◆ Work to do: Find the word "draw" in the material below and gather every line that contains it.
= = = =
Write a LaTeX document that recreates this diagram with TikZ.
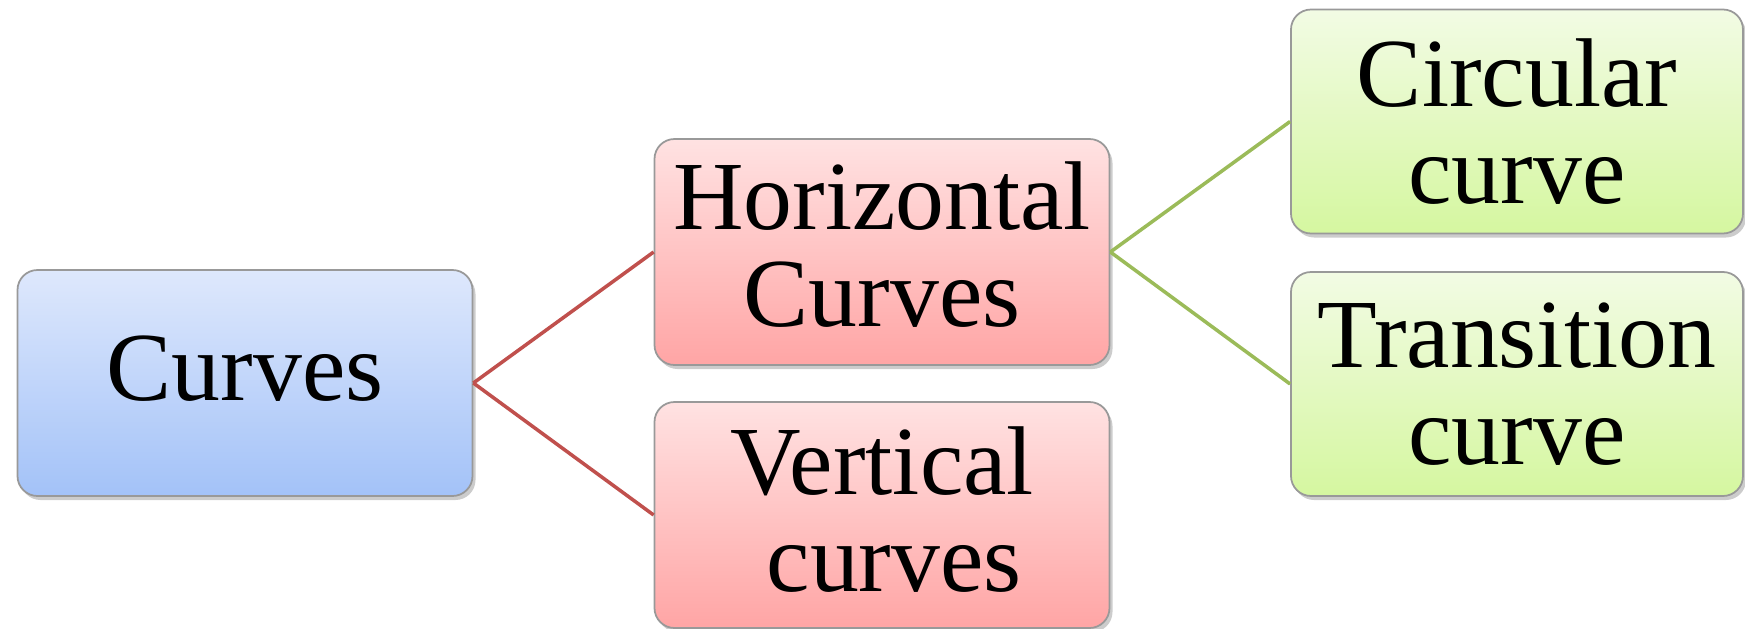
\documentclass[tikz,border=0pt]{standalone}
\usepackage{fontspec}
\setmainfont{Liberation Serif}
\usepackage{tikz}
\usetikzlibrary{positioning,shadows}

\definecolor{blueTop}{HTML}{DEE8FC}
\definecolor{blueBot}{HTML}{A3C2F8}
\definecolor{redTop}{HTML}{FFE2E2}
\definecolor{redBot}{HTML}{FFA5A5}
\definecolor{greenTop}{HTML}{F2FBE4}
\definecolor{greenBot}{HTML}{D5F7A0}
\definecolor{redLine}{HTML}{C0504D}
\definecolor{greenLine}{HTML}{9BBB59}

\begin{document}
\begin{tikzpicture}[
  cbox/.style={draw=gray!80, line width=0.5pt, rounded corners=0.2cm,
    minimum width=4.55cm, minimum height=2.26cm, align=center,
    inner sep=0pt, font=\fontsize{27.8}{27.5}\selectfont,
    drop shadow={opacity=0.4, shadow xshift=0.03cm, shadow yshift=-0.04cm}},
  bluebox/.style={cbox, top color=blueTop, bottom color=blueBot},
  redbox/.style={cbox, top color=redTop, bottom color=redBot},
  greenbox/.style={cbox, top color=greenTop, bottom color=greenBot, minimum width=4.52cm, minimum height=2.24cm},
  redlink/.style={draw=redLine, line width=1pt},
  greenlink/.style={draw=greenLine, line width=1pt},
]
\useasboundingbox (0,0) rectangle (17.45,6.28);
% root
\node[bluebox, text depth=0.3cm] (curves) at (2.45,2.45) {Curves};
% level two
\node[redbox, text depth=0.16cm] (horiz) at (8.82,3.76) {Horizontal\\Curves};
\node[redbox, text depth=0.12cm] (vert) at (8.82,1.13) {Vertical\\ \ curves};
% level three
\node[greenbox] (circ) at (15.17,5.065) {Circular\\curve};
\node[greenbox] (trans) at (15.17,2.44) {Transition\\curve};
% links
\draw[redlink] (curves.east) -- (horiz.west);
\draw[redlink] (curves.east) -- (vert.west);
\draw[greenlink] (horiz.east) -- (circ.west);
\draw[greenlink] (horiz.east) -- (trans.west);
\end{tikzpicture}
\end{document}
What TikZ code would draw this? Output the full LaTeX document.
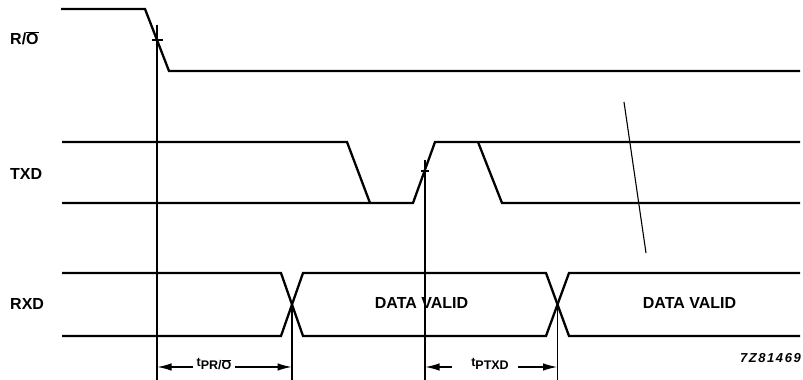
= = = =
◆ Result below:
  cbox/.style={draw=gray!80, line width=0.5pt, rounded corners=0.2cm,
  redlink/.style={draw=redLine, line width=1pt},
  greenlink/.style={draw=greenLine, line width=1pt},
\draw[redlink] (curves.east) -- (horiz.west);
\draw[redlink] (curves.east) -- (vert.west);
\draw[greenlink] (horiz.east) -- (circ.west);
\draw[greenlink] (horiz.east) -- (trans.west);
What TikZ code would draw this? Output the full LaTeX document.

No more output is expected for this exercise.